### Requirements
Output the first line of the listing and each line after it, up to and including the line that contains "from matplotlib.patches import Rectangle", exactly as written, minus the pictures.

### Supplied information
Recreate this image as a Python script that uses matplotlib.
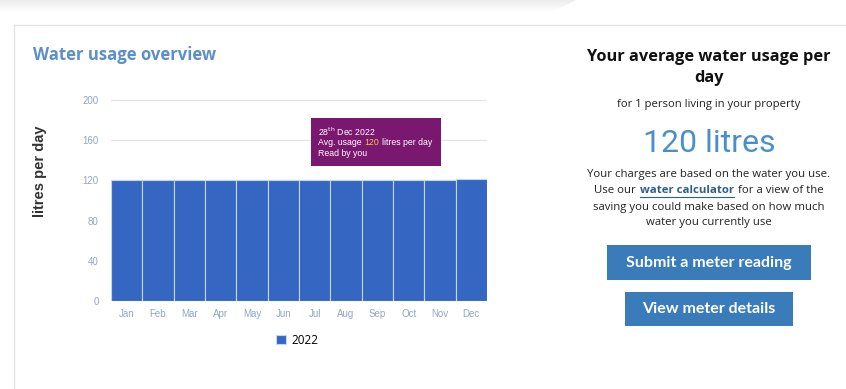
import numpy as np
import matplotlib
matplotlib.use("Agg")
import matplotlib.pyplot as plt
from matplotlib.patches import Rectangle

# data
months = ['Jan', 'Feb', 'Mar', 'Apr', 'May', 'Jun',
          'Jul', 'Aug', 'Sep', 'Oct', 'Nov', 'Dec']
usage = [120, 120, 120, 120, 120, 120, 120, 120, 120, 120, 120, 121]
yticks = [0, 40, 80, 120, 160, 200]
series_name = '2022'
average = 120

W, H = 846, 389


def px(x, y):
    # pixel coords (top-left origin) -> figure fraction
    return x / W, 1 - y / H


fig = plt.figure(figsize=(W / 100, H / 100), dpi=100)
fig.patch.set_facecolor('white')

# page decoration: top shadow + card border
bg = fig.add_axes([0, 0, 1, 1], zorder=-5)
bg.set_xlim(0, W)
bg.set_ylim(H, 0)
bg.axis('off')
for i in range(12):
    bg.add_patch(Rectangle((0, i), 575 - i * 2, 1, color='#d8d8d8',
                           alpha=0.45 * (1 - i / 12), lw=0))
bg.plot([14, W], [25, 25], color='#e4e4e4', lw=1)
bg.plot([14, 14], [25, H], color='#e4e4e4', lw=1)

# bar chart
l, r, b, t = 111, 487, 301, 100
ax = fig.add_axes([l / W, 1 - b / H, (r - l) / W, (b - t) / H])
x = np.arange(len(months))
bars = ax.bar(x, usage, width=1.0, color='#3566c1', edgecolor='#c3d4ee',
              linewidth=0.8, label=series_name, zorder=3)
ax.set_xlim(-0.5, len(months) - 0.5)
ax.set_ylim(0, 200)
ax.set_yticks(yticks)
ax.set_xticks(x, months)
ax.grid(axis='y', color='#e3e3e3', lw=0.8, zorder=0)
for s in ax.spines.values():
    s.set_visible(False)
ax.tick_params(length=0, colors='#93a6c4', labelsize=7)
ax.tick_params(axis='y', pad=9)
ax.tick_params(axis='x', pad=6)
for lab in ax.get_xticklabels() + ax.get_yticklabels():
    lab.set_fontfamily('Liberation Sans')

ax.legend(handles=[bars], loc='center', bbox_to_anchor=px(297, 340),
          bbox_transform=fig.transFigure, frameon=False,
          handlelength=0.9, handleheight=0.9, handletextpad=0.4,
          prop={'family': 'Open Sans', 'size': 8.5})

fig.text(*px(40, 171), 'litres per day', rotation=90, ha='center', va='center',
         fontsize=10.5, fontweight='bold', color='#333333', family='Liberation Sans')
fig.text(*px(33, 55), 'Water usage overview', ha='left', va='center',
         fontsize=12, fontweight='bold', color='#5b8fc9', family='Open Sans')

# overlay for tooltip, above the bars
top = fig.add_axes([0, 0, 1, 1], zorder=10)
top.set_xlim(0, W)
top.set_ylim(H, 0)
top.axis('off')

fig.canvas.draw()
rend = fig.canvas.get_renderer()
inv = bg.transData.inverted()


def text_width(o):
    bb = inv.transform(o.get_window_extent(rend))
    return abs(bb[1][0] - bb[0][0])


# tooltip
top.add_patch(Rectangle((311, 118), 130, 48, color='#7a176f', lw=0))
tt = dict(fontsize=6.3, color='white', family='Liberation Sans', va='center')
top.text(318, 132, '28$^{\\rm th}$ Dec 2022', **tt)
top.text(318, 153, 'Read by you', **tt)
t1 = top.text(318, 142.7, 'Avg. usage', **tt)
x1 = 318 + text_width(t1) + 3
t2 = top.text(x1, 142.7, str(average), **{**tt, 'color': '#f5c242'})
x2 = x1 + text_width(t2) + 3
top.text(x2, 142.7, 'litres per day', **tt)

# right panel
cx = 709
fig.text(*px(cx, 57), 'Your average water usage per', ha='center', va='center',
         fontsize=11.8, fontweight='bold', color='#111111', family='Open Sans')
fig.text(*px(cx, 78), 'day', ha='center', va='center',
         fontsize=11.8, fontweight='bold', color='#111111', family='Open Sans')
fig.text(*px(cx, 104), 'for 1 person living in your property', ha='center', va='center',
         fontsize=8.1, color='#222222', family='Open Sans')
fig.text(*px(cx, 143), f'{average} litres', ha='center', va='center',
         fontsize=23, color='#4a8fcc', family='Roboto')
para = dict(ha='center', va='center', fontsize=8.2, color='#222222', family='Open Sans')
fig.text(*px(cx, 174), 'Your charges are based on the water you use.', **para)
fig.text(*px(cx, 207), 'saving you could make based on how much', **para)
fig.text(*px(cx, 223), 'water you currently use', **para)

# line with link
parts = [('Use our', '#222222', 'normal'), ('water calculator', '#2c5f8f', 'bold'),
         ('for a view of the', '#222222', 'normal')]
objs = []
for s, c, w in parts:
    objs.append(bg.text(0, 190, s, va='center', ha='left', fontsize=8.2,
                        color=c, fontweight=w, family='Open Sans'))
widths = [text_width(o) for o in objs]
gap = 4
xs = cx - (sum(widths) + 2 * gap) / 2
for o, wdt in zip(objs, widths):
    o.set_x(xs)
    if o.get_text() == 'water calculator':
        bg.plot([xs, xs + wdt], [197, 197], color='#2c5f8f', lw=0.8)
    xs += wdt + gap

# buttons
for (x0, y0, x1b, y1b), label in [((607, 245, 811, 280), 'Submit a meter reading'),
                                  ((625, 292, 793, 326), 'View meter details')]:
    bg.add_patch(Rectangle((x0, y0), x1b - x0, y1b - y0, color='#3a7cb9', lw=0))
    bg.text((x0 + x1b) / 2, (y0 + y1b) / 2, label, ha='center', va='center',
            fontsize=11.5, fontweight='bold', color='white', family='Lato')

fig.savefig('out.png', dpi=100)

### Answer below
Recreate this image as a Python script that uses matplotlib.
import numpy as np
import matplotlib
matplotlib.use("Agg")
import matplotlib.pyplot as plt
from matplotlib.patches import Rectangle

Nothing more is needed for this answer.